Commenting on the balance between studies and out-of-campus activities, Lin Nah shared, “Both SNHU and INTI offer an innovative approach to the delivery of course content, with interactive teaching that takes place both in the classroom and online. By leveraging technology in the learning process and having online access to resources, students are better equipped with the tools and information they need even before they step into the classroom. It also gives them the flexibility to pursue interests such as competitions, while remaining engaged with their studies.”

Sharing the key takeaways they gained from their experiences in competitions, both twins agreed that being willing to try, making friends rather than seeing other teams as competitors, and taking the opportunity to network with industry partners were some of the qualities they had developed through their experiences. Most importantly, setbacks especially in developing and delivering award-winning plans were part and parcel of the experience and should be taken as learning curves rather than confidence crushers.

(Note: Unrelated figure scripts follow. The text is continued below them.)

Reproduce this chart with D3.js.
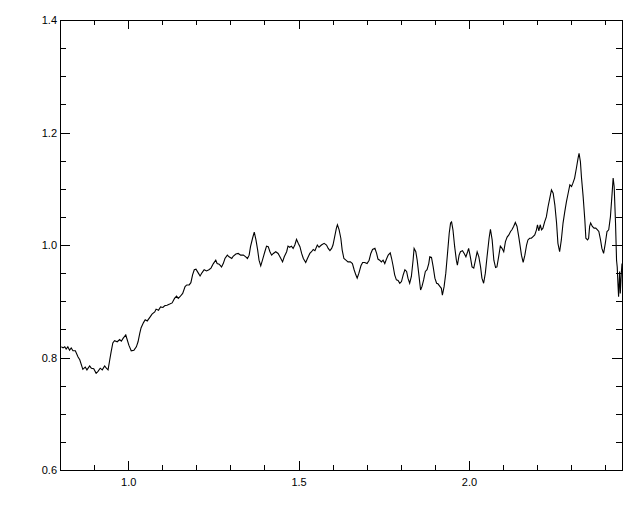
<!DOCTYPE html>
<html lang="en">
  <head>
    <meta charset="utf-8">
    <title>Spectrum</title>
    <style>
      body, html { margin:0; padding:0; background:#fff; }
      svg { display:block; }
      .tick text { font-family: "Liberation Sans", Arial, sans-serif; font-size: 11px; fill: #000; }
      .tick line { stroke: #000; }
    </style>
    <script src="https://cdn.jsdelivr.net/npm/d3@7"></script>
  </head>
  <body>
    <div id="chart"></div>
<script>
// wavelength (x) and normalised flux (y)
var wave = [0.804,0.809,0.814,0.818,0.823,0.828,0.833,0.838,0.845,0.853,0.858,0.867,0.874,0.879,0.887,0.892,0.899,0.906,0.911,0.918,
  0.924,0.931,0.936,0.941,0.946,0.950,0.955,0.960,0.968,0.975,0.980,0.985,0.993,0.997,1.002,1.009,1.017,1.024,1.029,1.034,
  1.038,1.045,1.050,1.056,1.063,1.070,1.078,1.082,1.089,1.095,1.102,1.107,1.114,1.122,1.129,1.136,1.142,
  1.147,1.152,1.160,1.167,1.172,1.179,1.184,1.189,1.194,1.199,1.206,1.211,1.217,1.223,1.230,1.237,1.243,1.250,1.257,1.261,
  1.267,1.274,1.279,1.284,1.291,1.296,1.304,1.308,1.316,1.323,1.330,1.338,1.345,1.350,1.355,1.359,1.365,1.370,1.375,1.380,
  1.384,1.389,1.394,1.401,1.406,1.411,1.416,1.421,1.426,1.433,1.440,1.448,1.453,1.458,
  1.465,1.469,1.474,1.479,1.484,1.489,1.494,1.499,1.504,1.509,1.514,1.521,1.526,1.533,1.538,1.543,1.548,1.555,1.560,1.567,
  1.575,1.582,1.587,1.592,1.597,1.601,1.606,1.611,1.614,1.619,1.624,1.628,1.633,1.639,1.645,1.652,1.658,1.663,1.668,1.672,
  1.677,1.683,1.688,1.694,1.701,1.707,1.712,1.717,1.724,1.729,1.733,1.738,1.743,1.748,1.753,1.758,1.763,1.769,1.773,1.777,
  1.782,1.787,1.792,1.797,
  1.802,1.807,1.812,1.817,1.821,1.826,1.831,1.836,1.839,1.844,1.848,1.853,1.858,1.862,1.867,1.872,1.877,1.882,1.885,1.890,
  1.895,1.900,1.905,1.909,1.914,1.919,1.922,1.927,1.932,1.937,1.942,1.946,1.949,1.953,1.958,1.963,1.966,1.971,1.975,1.981,
  1.986,1.991,1.996,1.999,2.004,2.009,2.014,2.019,2.024,2.029,2.034,2.038,2.043,2.048,2.053,2.059,2.063,2.068,2.073,2.078,
  2.082,2.087,2.092,2.097,2.102,2.107,2.112,2.117,2.122,2.126,2.131,2.136,2.141,2.146,2.149,
  2.154,2.159,2.164,2.169,2.173,2.178,2.183,2.188,2.193,2.198,2.201,2.205,2.209,2.213,2.217,2.222,2.227,2.232,2.237,2.242,
  2.247,2.252,2.257,2.261,2.266,2.271,2.276,2.281,2.286,2.291,2.296,2.301,2.305,2.310,2.315,2.320,2.323,2.327,2.330,2.335,
  2.340,2.343,2.348,2.351,2.354,2.357,2.362,2.367,2.372,2.377,2.381,2.386,2.390,2.395,2.400,2.405,2.410,2.415,2.420,2.423,
  2.426,2.430,2.433,2.435,2.437,2.439,2.442,2.444,2.447,2.449];

var flux = [0.819,0.817,0.819,0.815,0.819,0.813,0.817,0.812,0.812,0.801,0.796,0.779,0.783,0.778,0.785,0.781,0.780,0.772,0.775,0.781,
  0.778,0.785,0.781,0.778,0.796,0.810,0.826,0.830,0.828,0.832,0.829,0.834,0.840,0.832,0.822,0.812,0.813,0.819,0.828,0.843,
  0.853,0.862,0.867,0.865,0.871,0.877,0.881,0.886,0.884,0.890,0.889,0.892,0.893,0.895,0.897,0.905,0.909,
  0.905,0.908,0.914,0.926,0.929,0.929,0.933,0.947,0.956,0.957,0.950,0.945,0.951,0.956,0.954,0.956,0.959,0.967,0.973,0.967,
  0.966,0.961,0.967,0.976,0.982,0.979,0.976,0.980,0.984,0.985,0.982,0.982,0.979,0.976,0.982,0.997,1.012,1.023,1.009,0.991,
  0.973,0.963,0.973,0.988,0.998,0.997,0.988,0.982,0.985,0.988,0.985,0.976,0.970,0.979,
  0.988,0.998,0.996,0.998,0.994,1.000,1.010,1.003,0.997,0.985,0.976,0.969,0.976,0.985,0.988,0.992,0.990,1.000,0.996,1.000,
  1.003,1.000,0.994,0.990,0.994,1.000,1.015,1.030,1.036,1.027,1.012,0.991,0.976,0.973,0.970,0.970,0.967,0.956,0.947,0.941,
  0.950,0.963,0.969,0.969,0.967,0.973,0.985,0.992,0.994,0.985,0.975,0.973,0.970,0.973,0.967,0.975,0.982,0.986,0.976,0.964,
  0.947,0.938,0.937,0.932,
  0.935,0.947,0.956,0.953,0.941,0.932,0.944,0.973,0.994,0.988,0.973,0.947,0.920,0.926,0.938,0.953,0.956,0.967,0.979,0.978,
  0.961,0.941,0.932,0.931,0.927,0.923,0.911,0.926,0.950,0.985,1.021,1.039,1.041,1.027,0.997,0.973,0.964,0.982,0.988,0.990,
  0.985,0.979,0.988,0.994,0.979,0.961,0.959,0.973,0.988,0.979,0.961,0.941,0.932,0.950,0.979,1.012,1.028,1.009,0.973,0.960,
  0.961,0.979,0.998,0.994,0.988,1.006,1.014,1.018,1.024,1.027,1.033,1.040,1.033,1.015,1.003,
  0.982,0.969,0.982,1.000,1.009,1.012,1.012,1.015,1.018,1.027,1.036,1.025,1.036,1.027,1.030,1.041,1.050,1.068,1.083,1.098,
  1.092,1.071,1.039,1.003,0.988,1.009,1.039,1.059,1.077,1.092,1.107,1.104,1.110,1.119,1.136,1.154,1.163,1.148,1.121,1.086,
  1.044,1.012,1.009,1.012,1.033,1.039,1.033,1.030,1.030,1.027,1.024,1.009,0.994,0.985,1.003,1.024,1.027,1.050,1.092,1.119,
  1.104,1.039,0.973,0.961,0.932,0.908,0.953,0.914,0.950,0.967];

var xMajor = [1.0, 1.5, 2.0];
var xMinor = [0.9, 1.1, 1.2, 1.3, 1.4, 1.6, 1.7, 1.8, 1.9, 2.1, 2.2, 2.3, 2.4];
var yMajor = [0.6, 0.8, 1.0, 1.2, 1.4];
var yMinor = [0.65, 0.7, 0.75, 0.85, 0.9, 0.95, 1.05, 1.1, 1.15, 1.25, 1.3, 1.35];

var width = 640, height = 512;
var margin = { left: 60, right: 18, top: 20, bottom: 42 };
var iw = width - margin.left - margin.right;
var ih = height - margin.top - margin.bottom;

var x = d3.scaleLinear().domain([0.8, 2.449]).range([0, iw]);
var y = d3.scaleLinear().domain([0.6, 1.4]).range([ih, 0]);

var svg = d3.select('#chart').append('svg')
  .attr('width', width).attr('height', height);

var g = svg.append('g').attr('transform', 'translate(' + margin.left + ',' + margin.top + ')');

g.append('clipPath').attr('id', 'clip')
  .append('rect').attr('width', iw).attr('height', ih);

var fmt = d3.format('.1f');

// ticks point inward on all four sides, labels only bottom/left
function addAxis(axis, tx, ty) {
  var a = g.append('g').attr('transform', 'translate(' + tx + ',' + ty + ')')
    .attr('shape-rendering', 'crispEdges').call(axis);
  a.select('.domain').remove();
  return a;
}

addAxis(d3.axisBottom(x).tickValues(xMajor).tickSize(-9).tickPadding(8).tickFormat(fmt), 0, ih);
addAxis(d3.axisBottom(x).tickValues(xMinor).tickSize(-5).tickFormat(''), 0, ih);
addAxis(d3.axisTop(x).tickValues(xMajor).tickSize(-9).tickFormat(''), 0, 0);
addAxis(d3.axisTop(x).tickValues(xMinor).tickSize(-5).tickFormat(''), 0, 0);

addAxis(d3.axisLeft(y).tickValues(yMajor).tickSize(-10).tickPadding(3).tickFormat(fmt), 0, 0);
addAxis(d3.axisLeft(y).tickValues(yMinor).tickSize(-6).tickFormat(''), 0, 0);
addAxis(d3.axisRight(y).tickValues(yMajor).tickSize(-10).tickFormat(''), iw, 0);
addAxis(d3.axisRight(y).tickValues(yMinor).tickSize(-6).tickFormat(''), iw, 0);

// frame
g.append('rect').attr('width', iw).attr('height', ih)
  .attr('fill', 'none').attr('stroke', '#000').attr('stroke-width', 1)
  .attr('shape-rendering', 'crispEdges');

var line = d3.line()
  .x(function(d, i) { return x(wave[i]); })
  .y(function(d) { return y(d); });

g.append('path').datum(flux)
  .attr('clip-path', 'url(#clip)')
  .attr('fill', 'none').attr('stroke', '#000').attr('stroke-width', 1.1)
  .attr('d', line);
</script>
  </body>
</html>
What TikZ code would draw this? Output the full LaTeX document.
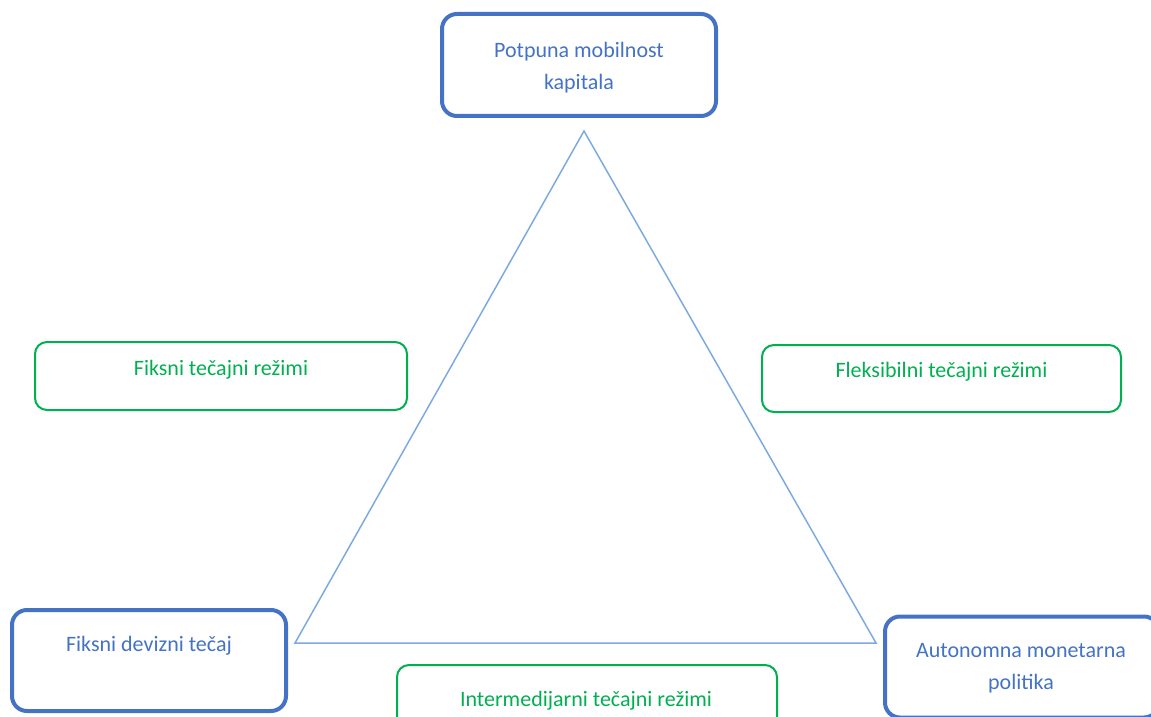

“Our advice to other students who are keen to pursue competitions is – you can do it! Being willing to try is half the battle won and you should never think that your ideas are not good enough. Be willing to apply and work for these competitions, and enjoy the learning outcomes and experiences as much as the tangible prizes that come with it. Ultimately have fun with the experience – many of them open doors that you may have never dreamed off!” concluded Natalia.